Sinon je suis persuadé que nous n’y serions plus. Dans la même livraison de Mutations à la page 15, je conseille également de lire la tribune de Sa Majesté Mohaman Gabdo Yaya, lamido de Banyo, sénateur du Rdpc.

Contrairement à certains féodaux bien de chez nous, il pose en patriote, les problèmes de la société camerounaise de notre temps. Il achève son papier en ces termes : « les défis qui nous interpellent sont nombreux, et nous devons concentrer notre énergie, ainsi que notre attention sur ceux-ci. Il est impératif d’éviter de faire des choix susceptibles de contrecarrer les efforts pour la paix et la sérénité de notre pays. Gagner la bataille de la lutte contre la pauvreté, le combat contre la corruption et l’inertie, tordre le cou au sectarisme, et à l’égocentrisme, oeuvrer pour l’unité et l’intégration nationale sont les véritables enjeux pour notre pays… »

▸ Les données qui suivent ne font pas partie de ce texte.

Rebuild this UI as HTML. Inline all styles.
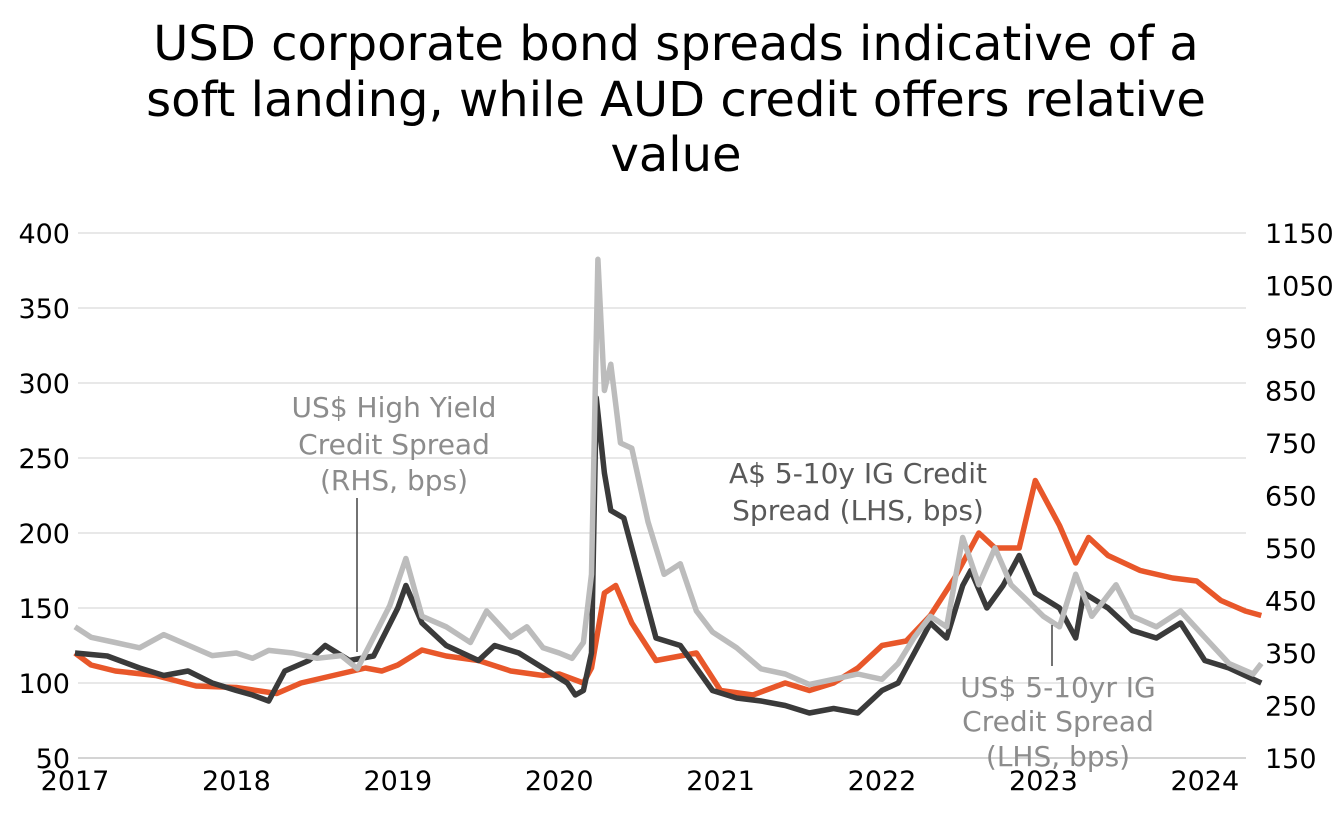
<!DOCTYPE html>
<html><head><meta charset="utf-8"><style>
body{margin:0;background:#fff;font-family:"DejaVu Sans","Liberation Sans",sans-serif}
</style></head><body>
<svg width="1338" height="820" xmlns="http://www.w3.org/2000/svg" font-family="DejaVu Sans, Liberation Sans, sans-serif">
<g font-size="48" text-anchor="middle" fill="#000">
<text x="676" y="60">USD corporate bond spreads indicative of a</text>
<text x="676" y="116">soft landing, while AUD credit offers relative</text>
<text x="676" y="171">value</text>
</g>
<g id="grid"></g>
<g id="yl" font-size="27" text-anchor="end"></g>
<g id="yr" font-size="27" text-anchor="start"></g>
<g id="xa" font-size="27" text-anchor="middle"></g>
<g id="series"></g>
<g font-size="28" fill="#8c8c8c" text-anchor="middle">
<text x="394" y="417">US$ High Yield</text><text x="394" y="454">Credit Spread</text><text x="394" y="490">(RHS, bps)</text>
<line x1="357" y1="498" x2="357" y2="652" stroke="#444" stroke-width="1.5"/>
</g>
<g font-size="28" fill="#595959" text-anchor="middle">
<text x="858" y="483">A$ 5-10y IG Credit</text><text x="858" y="520">Spread (LHS, bps)</text>
</g>
<g font-size="28" fill="#8c8c8c" text-anchor="middle">
<text x="1058" y="697">US$ 5-10yr IG</text><text x="1058" y="731">Credit Spread</text><text x="1058" y="766">(LHS, bps)</text>
<line x1="1052" y1="625" x2="1052" y2="666" stroke="#444" stroke-width="1.5"/>
</g>
</svg>
<script>
const leftTicks=[50,100,150,200,250,300,350,400];
const rightTicks=[150,250,350,450,550,650,750,850,950,1050,1150];
const yearTicks=[2017,2018,2019,2020,2021,2022,2023,2024];
const audDates=[2017.0,2017.1,2017.25,2017.5,2017.75,2018.0,2018.25,2018.4,2018.6,2018.8,2018.9,2019.0,2019.15,2019.3,2019.5,2019.7,2019.9,2020.0,2020.15,2020.2,2020.28,2020.35,2020.45,2020.6,2020.75,2020.85,2021.0,2021.2,2021.4,2021.55,2021.7,2021.85,2022.0,2022.15,2022.3,2022.45,2022.6,2022.7,2022.85,2022.95,2023.1,2023.2,2023.28,2023.4,2023.6,2023.8,2023.95,2024.1,2024.25,2024.35];
const audValues=[120,112,108,105,98,97,93,100,105,110,108,112,122,118,115,108,105,106,100,110,160,165,140,115,118,120,95,92,100,95,100,110,125,128,145,170,200,190,190,235,205,180,197,185,175,170,168,155,148,145];
const usigDates=[2017.0,2017.2,2017.4,2017.55,2017.7,2017.85,2018.0,2018.1,2018.2,2018.3,2018.45,2018.55,2018.7,2018.85,2019.0,2019.05,2019.15,2019.3,2019.5,2019.6,2019.75,2019.9,2020.05,2020.1,2020.15,2020.2,2020.23,2020.28,2020.32,2020.4,2020.5,2020.6,2020.75,2020.85,2020.95,2021.1,2021.25,2021.4,2021.55,2021.7,2021.85,2022.0,2022.1,2022.2,2022.3,2022.4,2022.5,2022.55,2022.65,2022.75,2022.85,2022.95,2023.1,2023.2,2023.25,2023.4,2023.55,2023.7,2023.85,2024.0,2024.15,2024.35];
const usigValues=[120,118,110,105,108,100,95,92,88,108,115,125,115,118,150,165,140,125,115,125,120,110,100,92,95,120,290,240,215,210,170,130,125,110,95,90,88,85,80,83,80,95,100,120,140,130,165,175,150,165,185,160,150,130,160,150,135,130,140,115,110,100];
const hyDates=[2017.0,2017.1,2017.25,2017.4,2017.55,2017.7,2017.85,2018.0,2018.1,2018.2,2018.35,2018.5,2018.65,2018.75,2018.85,2018.95,2019.05,2019.15,2019.3,2019.45,2019.55,2019.7,2019.8,2019.9,2020.0,2020.08,2020.15,2020.2,2020.24,2020.28,2020.32,2020.38,2020.45,2020.55,2020.65,2020.75,2020.85,2020.95,2021.1,2021.25,2021.4,2021.55,2021.7,2021.85,2022.0,2022.1,2022.2,2022.3,2022.4,2022.5,2022.6,2022.7,2022.8,2022.9,2023.0,2023.1,2023.2,2023.3,2023.45,2023.55,2023.7,2023.85,2024.0,2024.15,2024.3,2024.35];
const hyValues=[400,380,370,360,385,365,345,350,340,355,350,340,345,320,380,440,530,420,400,370,430,380,400,360,350,340,370,500,1100,850,900,750,740,600,500,520,430,390,360,320,310,290,300,310,300,330,380,420,400,570,480,550,480,450,420,400,500,420,480,420,400,430,380,330,310,330];
const NS="http://www.w3.org/2000/svg";
const X0=78,X1=1246;
const xs=d=>75+(d-2017)*161.4;
const yL=v=>233+(400-v)*1.5;
const yR=v=>233+(1150-v)*0.525;
function mk(t,a,p){const e=document.createElementNS(NS,t);for(const k in a)e.setAttribute(k,a[k]);p.appendChild(e);return e;}
const grid=document.getElementById('grid'),yl=document.getElementById('yl'),yr=document.getElementById('yr'),xa=document.getElementById('xa'),ser=document.getElementById('series');
leftTicks.forEach(v=>{
 const l=mk('line',{x1:X0,x2:X1,y1:yL(v),y2:yL(v),stroke:v==50?'#bbb':'#d9d9d9','stroke-width':1.3},grid);
 
 
 const t=mk('text',{x:70,y:yL(v)+10},yl);t.textContent=v;
 
 
});
rightTicks.forEach(v=>{
 const t=mk('text',{x:1265,y:yR(v)+10},yr);t.textContent=v;
 
 
});
yearTicks.forEach(v=>{
 const t=mk('text',{x:xs(v),y:790},xa);t.textContent=v;
 
 
});
function line(d,v,f,c,name){
 const pts=d.map((x,i)=>xs(x).toFixed(1)+','+f(v[i]).toFixed(1)).join(' ');
 const p=mk('polyline',{points:pts,fill:'none',stroke:c,'stroke-width':5.5,'stroke-linejoin':'round'},ser);
 
 
}
line(audDates,audValues,yL,'#e8572a','aud-ig-spread-line');
line(usigDates,usigValues,yL,'#3a3a3a','us-ig-spread-line');
line(hyDates,hyValues,yR,'#bcbcbc','us-hy-spread-line');
</script>
</body></html>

Revenant sur ceux qui croient déceler des velléités de déstabilisation ou d’irrédentisme du Cameroun dans tout mouvement d’indignation et de protestation de ceux qui souffrent les injustices et les oppressions de toutes sortes dans leur chair sont ceux-là mêmes qui sèment les germes du chaos. Pour eux, c’est eux, eux seuls, personne d’autre. Ils ont réussi à s’imposer à Paul Biya en une éphémère coterie. Dans leur fébrile gesticulation et leurs élucubrations ils sont semblables à ces voleurs qui, démasqués dans la foule après leur forfait sont les premiers à crier « ô voleur ».

La technique et bien connue. Ils semblent oublier une chose : le temps de l’homme est bien limité et ses instincts négatifs se fondent comme du beurre sous l’effet des rayons du soleil. Ce que tous, devons retenir, c’est que l’une des valeurs sûres que nous avons reçues de Dieu est ce biculturalisme que certains utilisent abusivement à leur seul avantage au détriment des autres. Faute de cultiver un vivre ensemble citoyen et harmonieux, nous pouvons tous périr comme des imbéciles. Ôtons donc nos oeillères et regardons-nous comme des filles et fils d’une même nation que nous voulons unie, indivisible et prospère.